Introduction
For this assignment, 15 people were surveyed about six recent movies. The movies included in the survey are:
- Incredibles 2
- Avengers: Infinity War
- Black Panther
- Birdbox
- A Quiet Place
- Crazy Rich Asians
The results of this survey were collected using Google Forms and participants were asked to rate each movie using the following scale:
- 5 (Excellent)
- 4 (Good)
- 3 (Okay)
- 2 (Bad)
- 1 (Terrible)
The libraries that will be used for this assignment are RpostgreSQL, ggplot2, plyr, reshape, corrplot, and dt.
Load SQL Library
Use the RPostgreSQL library to load the SQL Server.
drv <- dbDriver("PostgreSQL")
con <- dbConnect(drv,
dbname = "movies",
host="localhost",
user="use",
password="password");
Load Movies Dataframe from SQL Database
Load and query the movies database from SQL. The SQL query is located inside this github repository. The default movies dataframe is printed below.
movies_default <- dbGetQuery(con,
statement = paste('SELECT * FROM movies'));
datatable(movies_default,
class = 'cell-border stripe',
options = list(
columnDefs = list(list(className = 'dt-center', targets ="_all"))))
Tranform Movies Dataframe
The format of the current dataframe is not useful for plotting (although it is ideal for correlation plots). We transform the dataframe using the reshape package - this gives each row a unique id-variable combination.
movies_default$personid <- (1:nrow(movies_default))
movies <-melt(movies_default, id=c("personid"))
colnames(movies) <- c("personid", "movie", "rating")
datatable(movies,
class = 'cell-border stripe',
rownames = FALSE,
options = list(
columnDefs = list(
list(className = 'dt-center', targets ="_all"))))
Plotting Ordinal Variables
The movie ratings are ordinal variables, so we can use the factor function to encode ratings as a factor. In order to plot ratings, we create another vector that only contains the numeric movie rating.
movies$rating <- factor(movies$rating,
levels = rev(c("5 (Excellent)",
"4 (Good)",
"3 (Okay)",
"2 (Bad)",
"1 (Terrible)")))
levels(movies$rating)
## [1] "1 (Terrible)" "2 (Bad)" "3 (Okay)" "4 (Good)"
## [5] "5 (Excellent)"
movies$ratingnum <- as.numeric(substr(movies$rating, 1, 1))
Movie Rating Summaries
First, we can summarize the movie ratings using mean and median centrality measures.
meantable <- setNames(aggregate(movies$ratingnum,
list(movies$movie), mean),
c("movie","mean"))
mediantable <- setNames(aggregate(movies$ratingnum,
list(movies$movie), median),
c("movie","median"))
datatable(merge(x = meantable, y = mediantable,
by = "movie", all.x = TRUE))
Visualizing Movie Ratings
Movie Rating Counts
The table below displays the amount of each category of ratings by movie.
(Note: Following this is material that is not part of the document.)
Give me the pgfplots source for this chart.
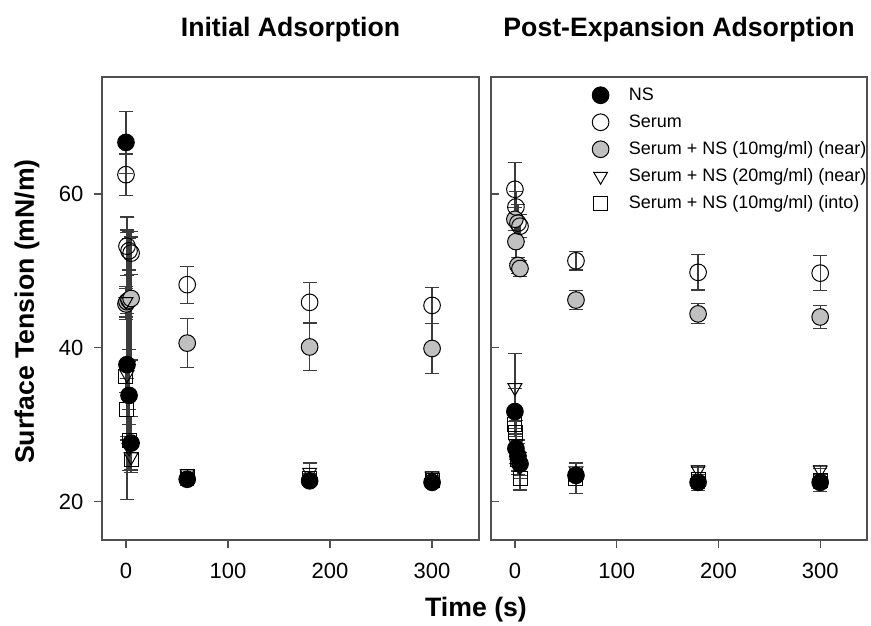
\documentclass[border=0pt]{standalone}
\usepackage{fontspec}
\setmainfont{Liberation Sans}
\usepackage{pgfplots}
\usepackage{pgfplotstable}
\pgfplotsset{compat=1.18}

\definecolor{fillgray}{RGB}{192,192,192}
\definecolor{axgray}{RGB}{80,80,80}
\definecolor{ebgray}{RGB}{60,60,60}

% initial adsorption: t, NS, err, serum, err, +NS10 near, err, +NS20 near, err, +NS10 into, err
\pgfplotstableread{
t   ns    nse   se    see  g     ge   tr    tre  sq    sqe
0   66.7  4.0   62.5  2.7  45.7  2.0  46.0  2.0  36.2  2.0
1   37.8  17.5  53.2  3.8  46.0  9.0  36.5  8.0  32.0  4.0
3   33.8  6.0   52.6  2.5  46.2  8.0  27.0  3.0  28.0  4.0
5   27.6  3.5   52.3  2.8  46.4  8.0  25.8  2.0  25.5  1.5
60  22.9  0.8   48.2  2.4  40.6  3.2  23.6  0.6  23.2  0.6
180 22.7  0.6   45.9  2.6  40.1  3.1  23.8  1.2  23.0  0.6
300 22.5  0.6   45.5  2.3  39.9  3.3  23.3  0.6  22.8  0.6
}\initial

% post-expansion adsorption
\pgfplotstableread{
t   ns    nse   se    see  g     ge   tr    tre  sq    sqe
0   31.7  3.0   60.6  3.5  56.7  1.5  34.8  4.4  30.0  1.5
1   26.9  2.0   58.3  2.0  53.8  2.8  27.5  2.0  29.0  1.5
3   25.9  2.0   56.2  2.4  50.7  1.0  26.0  2.0  25.5  2.0
5   24.9  1.5   55.8  1.5  50.3  1.0  24.5  1.5  23.0  1.5
60  23.4  0.8   51.3  1.2  46.2  1.2  24.0  1.0  23.0  2.0
180 22.5  0.8   49.8  2.3  44.4  1.3  24.1  0.6  22.9  1.5
300 22.5  0.8   49.7  2.3  44.0  1.5  24.1  0.6  22.8  1.5
}\postexp

\pgfplotsset{
  panel/.style={
    scale only axis,
    width=282.75pt, height=347.25pt,
    xmin=-23.5, xmax=346, ymin=15, ymax=75.2,
    xtick={0,100,200,300}, ytick={20,40,60},
    xtick pos=bottom, ytick pos=left,
    axis line style={draw=axgray, line width=0.9pt},
    tick style={draw=axgray, line width=0.9pt},
    major tick length=6pt,
    /pgf/number format/assume math mode=true,
    ticklabel style={font=\fontsize{16.5}{16.5}\selectfont},
    xticklabel style={yshift=-8pt},
    yticklabel style={xshift=-4.5pt},
    title style={font=\bfseries\fontsize{20}{20}\selectfont, at={(0.5,1)}, anchor=center, yshift=29.25pt},
    only marks,
    error bars/y dir=both, error bars/y explicit,
    error bars/error bar style={draw=ebgray, line width=0.9pt},
    error bars/error mark options={draw=ebgray, line width=0.9pt, mark size=5.25pt, rotate=90},
  },
  sns/.style={mark=*, mark size=6.25pt, mark options={draw=black, fill=black, line width=0.75pt}},
  sse/.style={mark=o, mark size=6.25pt, mark options={draw=black, line width=0.75pt}},
  sg/.style={mark=*, mark size=6.25pt, mark options={draw=black, fill=fillgray, line width=0.75pt}},
  str/.style={mark=triangle, mark size=6pt, mark options={draw=black, rotate=180, line width=0.75pt}},
  ssq/.style={mark=square, mark size=5.25pt, mark options={draw=black, line width=0.75pt}},
}

\begin{document}
\begin{tikzpicture}
\useasboundingbox (0,0) rectangle (653.25pt,-468.75pt);

\begin{axis}[panel, at={(76.5pt,-405pt)}, anchor=south west,
    tick align=outside, title={Initial Adsorption}]
\addplot+[sg]  table[x=t, y=g,  y error=ge]  {\initial};
\addplot+[str] table[x=t, y=tr, y error=tre] {\initial};
\addplot+[ssq] table[x=t, y=sq, y error=sqe] {\initial};
\addplot+[sse] table[x=t, y=se, y error=see] {\initial};
\addplot+[sns] table[x=t, y=ns, y error=nse] {\initial};
\end{axis}

\begin{axis}[panel, at={(368.25pt,-405pt)}, anchor=south west, width=282pt,
    xtick align=outside, ytick align=inside,
    yticklabels={}, title={Post-Expansion Adsorption},
    legend style={at={(0.2686,0.9806)}, anchor=north west, draw=none, fill=none,
      inner sep=0pt, font=\fontsize{13.5}{13.5}\selectfont, row sep=6.75pt, column sep=15pt,
      nodes={inner sep=0pt, text height=10.5pt, text depth=3pt}},
    legend cell align=left]
\addplot+[sg, forget plot]  table[x=t, y=g,  y error=ge]  {\postexp};
\addplot+[str, forget plot] table[x=t, y=tr, y error=tre] {\postexp};
\addplot+[ssq, forget plot] table[x=t, y=sq, y error=sqe] {\postexp};
\addplot+[sse, forget plot] table[x=t, y=se, y error=see] {\postexp};
\addplot+[sns, forget plot] table[x=t, y=ns, y error=nse] {\postexp};
% legend entries
\addlegendimage{only marks, sns}
\addlegendentry{NS}
\addlegendimage{only marks, sse}
\addlegendentry{Serum}
\addlegendimage{only marks, sg}
\addlegendentry{Serum + NS (10mg/ml) (near)}
\addlegendimage{only marks, str}
\addlegendentry{Serum + NS (20mg/ml) (near)}
\addlegendimage{only marks, ssq}
\addlegendentry{Serum + NS (10mg/ml) (into)}
\end{axis}

\node[rotate=90, font=\bfseries\fontsize{20}{20}\selectfont] at (20.25pt,-233.6pt) {Surface Tension (mN/m)};
\node[font=\bfseries\fontsize{20}{20}\selectfont] at (357pt,-457.5pt) {Time (s)};
\end{tikzpicture}
\end{document}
We can see that the perception of all the movies is generally positive or neutral. Black Panther has the highest count of excellent ratings, followed by Avengers: Infinity War.
ggplot(movies, aes(x=movie, fill= rating)) +
geom_bar() +
theme(legend.position="bottom") +
labs(title ="Count of Rating by Movie", x = "Movie", y = "Count")
Rating Distributions
This next table shows the distribution of rating categories for each movie. We can see the following movies have the highest proportion of okay ratings:
- A Quiet Place
- Incredibles 2
- Crazy Rich Asians
Bird Box had the highest proportion of good ratings, and most surveyors rated Black Panther and Avengers: Infinity War as excellent.
ggplot(movies, aes(x=ratingnum, color=movie)) +
geom_density() +
labs(title ="Distribution of Ratings by Movie",
x = "Rating",
y = "Proportion")
Recommending Movies
Based on the survey responses, how do we determine whether someone will enjoy one of these movies? Using the correlation plot below, we can make recommendations using movies that a person has already watched and enjoyed.
For example:
- If someone enjoyed Avengers: Infinity War, they are likely to enjoy Black Panther
- If someone enjoyed Black Panther, they are likely to enjoy Crazy Rich Asians
- If someone enjoyed Bird Box, they may also enjoy A Quiet Place
movies_default$personid <- NULL
for(x in names(movies_default)){
movies_default[[x]] <- as.numeric(substr(movies_default[[x]], 1, 1))
}
moviescor <- cor(movies_default)
corrplot(moviescor,
method="color",
addCoef.col = "black",
tl.col = "black",
tl.srt = 90,
col = cm.colors(100))